What Is China Saying in Copenhagen?
China’s carbon emissions will peak between 2030 and 2040, the country’s science and technology minister [Wan Gang] told the Guardian as the global climate change summit began in Copenhagen.
The precise timing, he said, would depend on uncertain factors such as the pace of China’s economic growth, rate of urbanisation, and level of scientific development. But he added that the earlier date in the range would be possible if China continued to invest in renewable energy, improved energy efficiency, commercialized carbon capture technology, and changed consumer behavior.
Environmental groups gave a cautious welcome to the figure, but said China could be more ambitious if rich nations provide technology and finance. “This is a good thing. This is the first time that a ministerial-level official has confirmed the peak range,” said Yang Ailun of Greenpeace. “If China really makes climate change a priority, they could peak by 2030. And if they get support from developed countries, they could do it even faster.”
An agreement to transfer technology and money from rich to poor nations is one of China’s main goals at the Copenhagen conference. China is keen to get international help to reduce the price of silicon processing for solar panels and to develop ultra-efficient coal gasification plants. It is already collaborating with the U.K. on a project to capture carbon dioxide. In future, Wan said the country will explore the potential for storage or conversion to algae biofuels.
There is an awful lot to unpack in this one brief article. Is this really a “good thing” from the Greenpeace perspective? What shape and scale will the “technology and money” transfers take? Also at Copenhagen, the deputy head of China’s climate delegation has reportedly complained that “neither the U.S., the E.U., nor Japan had offered sufficient cuts in their greenhouse gas emissions by 2020.”
What do these reports make you feel about the future of governmental efforts to decrease greenhouse-gas emissions? I suspect that, as with other climate issues, one’s incoming biases will dictate whether the glass looks half full or half empty.

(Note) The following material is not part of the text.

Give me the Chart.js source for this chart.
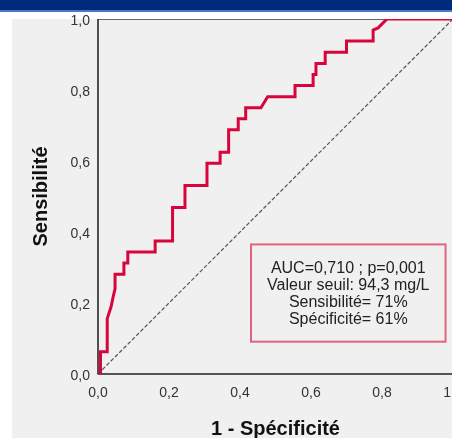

In SuperFreakonomics, we express skepticism about the likelihood of meaningful agreements in this realm:
If, say, Australia decided overnight to eliminate its carbon emissions, that fine nation wouldn’t enjoy the benefits of its costly and painful behavior unless everyone else joined in. Nor does one nation have the right to tell another what to do. The United States has in recent years sporadically attempted to lower its emissions. But when it leans on China or India to do the same, those countries can hardly be blamed for saying, Hey, you got to free-ride your way to industrial superpowerdom, so why shouldn’t we?